The time to run a Student System backup has been reduced from approximately 20 minutes to less than 2 minutes with no loss of control information or reporting. In an average night there are five or six backups taken for this system and, at times, up to 12 of them can be run. Based on an average of 6 backups per night this means that 2 hours worth of time has now been reduced to 12 minutes, a saving of 1.75 hours of batch processing for this stream in a night. During periods of heavy batch processing for this system, there could be as many as 12 backups in a night, giving more than 3.5 hours of saved time.
However, the major savings in time are in those instances where a restore becomes necessary. The time to restore files from a Student System backup has been reduced from 60 minutes to less than 2 minutes. The restore process also retains all of the control information and reporting of the tape process. (The forty minute difference in time between the backup and the restore is accounted for by the fact that the traditional tape restore procedure replaces only the base files for this system and several alternate index files need to be rebuilt. With the snapshot version, the alternate index files are restored just as the base files are.) Obviously, this puts the University in position to continue with batch Production a full hour sooner than with the tape method.
One slight negative is the loss of a "built-in reorg" when using the older style Idcams restores. The snapshot restores CI splits, extents, etc exactly as they were at the time the Snap was taken.
The hidden saving in the above is the number of tape volumes (3 per execution) which are not being mounted, unmounted, and filed away in the tape library after a night’s production. It also reduces the load on the tape robot at the busiest time of the night. Further, the operator is free to perform other tasks while this stream is running since they do not have to respond to any tape mount requests for it.

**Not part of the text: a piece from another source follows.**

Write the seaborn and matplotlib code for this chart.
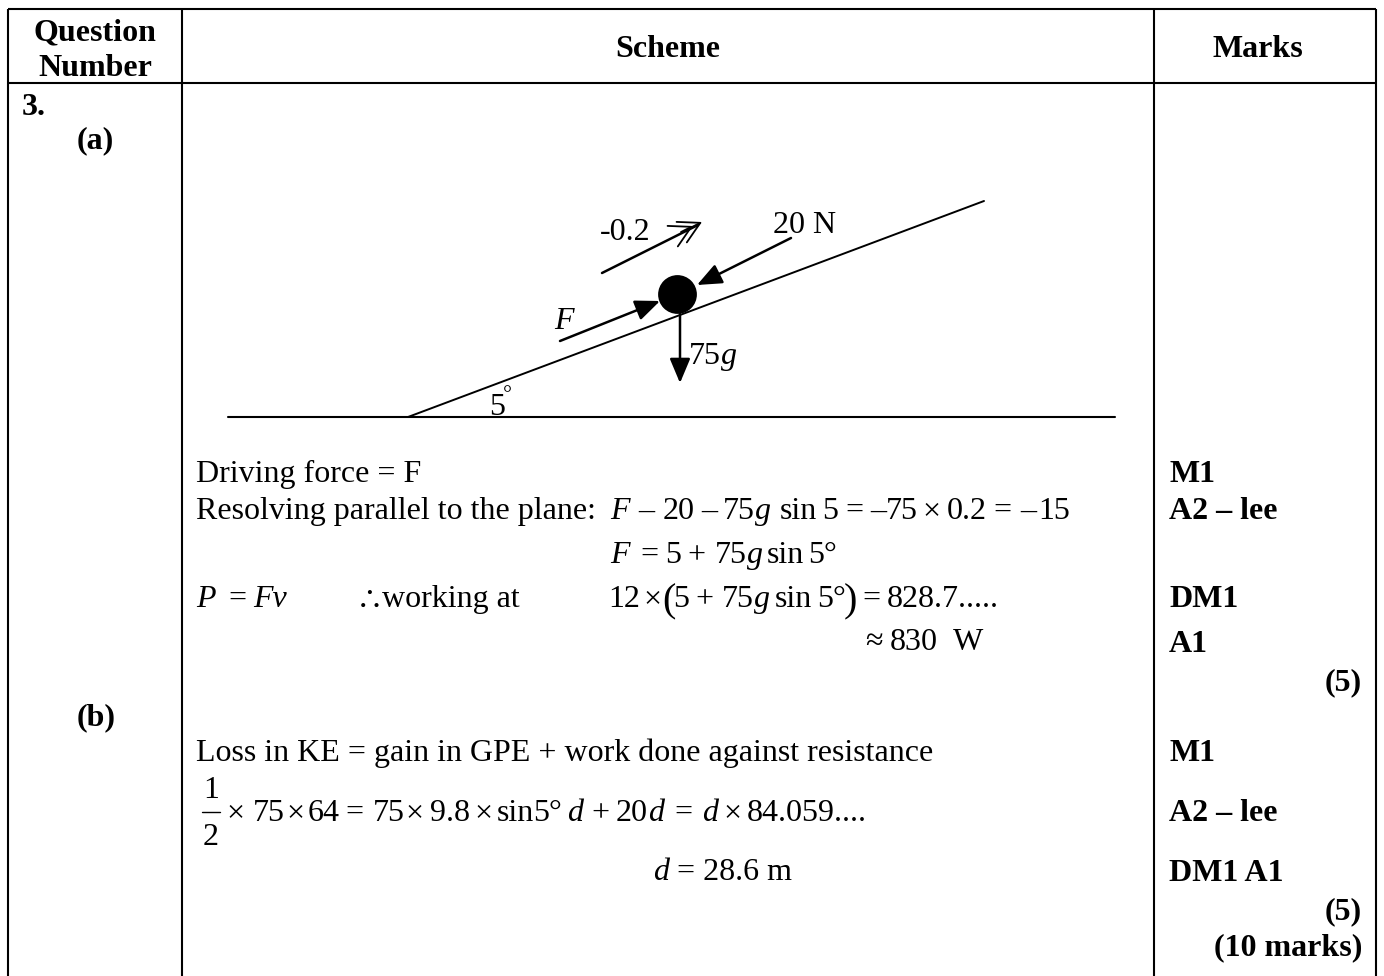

Once the appropriate steps were outlined, the time to set up a backup job to use Snapshot instead of tape was minimal. Since the pilot at least two more Production systems have been converted and have provided similar timesavings in the batch window.
Snapshot is playing a major role in the effort to expand Boston College’s on-line service availability (specifically UIS and QUEST) from its current schedule to one that exceeds 20 hours per day.

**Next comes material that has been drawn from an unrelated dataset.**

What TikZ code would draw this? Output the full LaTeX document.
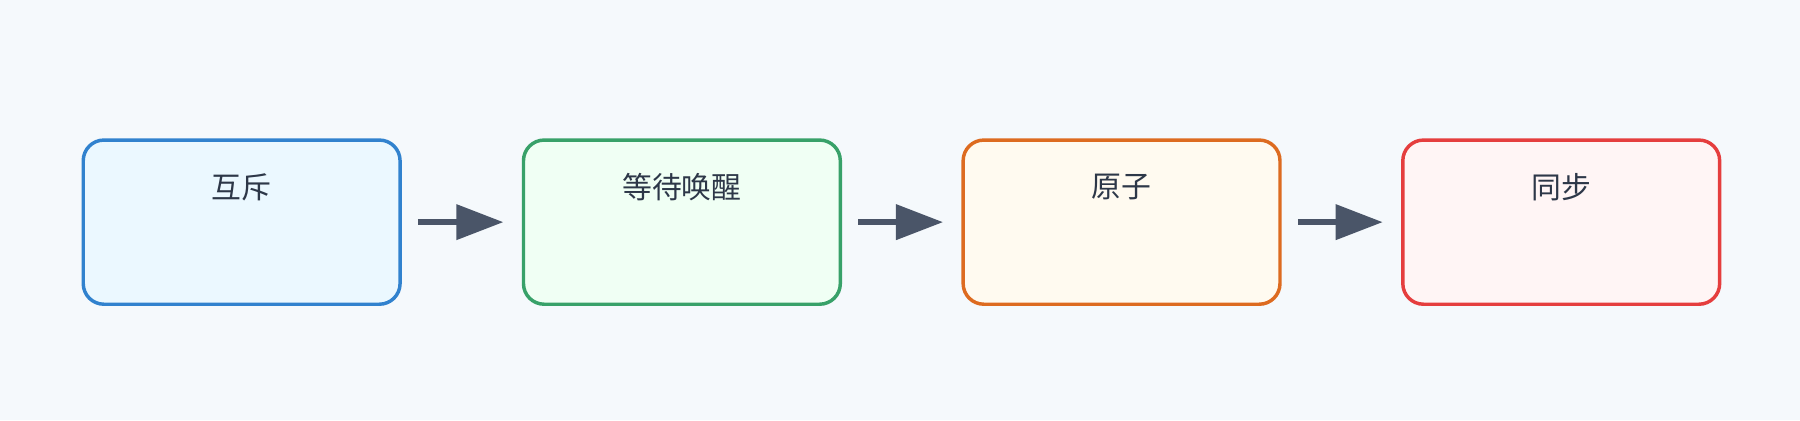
\documentclass[tikz,border=0pt]{standalone}
\usepackage{fontspec}
\newfontfamily\cjk{Noto Sans CJK SC}
\usetikzlibrary{arrows.meta}
\definecolor{bg}{HTML}{F5F9FC}
\definecolor{arr}{HTML}{4A5568}
\definecolor{txt}{HTML}{2D3748}
\definecolor{blueline}{HTML}{3182CE}
\definecolor{bluefill}{HTML}{EBF8FF}
\definecolor{greenline}{HTML}{38A169}
\definecolor{greenfill}{HTML}{F0FFF4}
\definecolor{orangeline}{HTML}{DD6B20}
\definecolor{orangefill}{HTML}{FFFAF0}
\definecolor{redline}{HTML}{E53E3E}
\definecolor{redfill}{HTML}{FFF5F5}
\tikzset{
  box/.style={draw, line width=1.5pt, rounded corners=9pt, minimum width=138pt, minimum height=71.5pt, inner sep=0pt},
  lbl/.style={text=txt, font=\cjk\fontsize{13}{15}\selectfont, inner sep=0pt},
  flow/.style={draw=arr, line width=2.5pt, shorten <=7pt, shorten >=8pt, -{Triangle[length=20.5pt,width=15pt]}}
}
\begin{document}
\begin{tikzpicture}[x=0.5pt,y=-0.5pt]
\fill[bg] (0,0) rectangle (1568,366);
\useasboundingbox (0,0) rectangle (1568,366);

% Boxes
\node[box, draw=blueline, fill=bluefill] (mutex) at (210.5,193.5) {};
\node[box, draw=greenline, fill=greenfill] (wait) at (594,193.5) {};
\node[box, draw=orangeline, fill=orangefill] (atom) at (977,193.5) {};
\node[box, draw=redline, fill=redfill] (sync) at (1360,193.5) {};

% Text Node
\node[lbl] (tmutex) at (210.5,163) {互斥};
\node[lbl] (twait) at (594,163) {等待唤醒};
\node[lbl] (tatom) at (977,163) {原子};
\node[lbl] (tsync) at (1360,163) {同步};

% Arrows
\draw[flow] (mutex.east) -- (wait.west);
\draw[flow] (wait.east) -- (atom.west);
\draw[flow] (atom.east) -- (sync.west);
\end{tikzpicture}
\end{document}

Use of Snapshot also removes many of the restrictions seen today on backup times and scheduling. It can be used at any time that there is a need to capture a file or volume image in a ‘static’ condition for use in any application. Full volume backups of the system are run with a number of restrictions regarding times and CICS status, etc. With Snapshot, the images of the volumes can be captured at a designated time and the backups then run against the images at more convenient times. If there is a need to do extensive reporting ‘between updates’ in a system, updating does not need to be suspended. The reporting can be done from a ‘snapped’ file or volume.
From the data above it is clear that RVA2 and Snapshot has been a very positive experience for the University. In particular, the time for backups and restores in the production systems was substantially reduced and peaks in the batch processing were smoothed out. The associated savings in tape mounts and tape volumes were also extremely promising. Additional performance improvements were seen, with a dramatic reduction in response time in the subsystem, due to the reduction in IOSQ and disconnect times.
Additional benefits realized are the reduction in floor space, better real utilization of disk space (no wasted space) and the freeing up of the operator’s time. The University is currently in the process of installing the Vsam version of Snapshot in order to take advantage of the facilities it offers at the Vsam dataset level.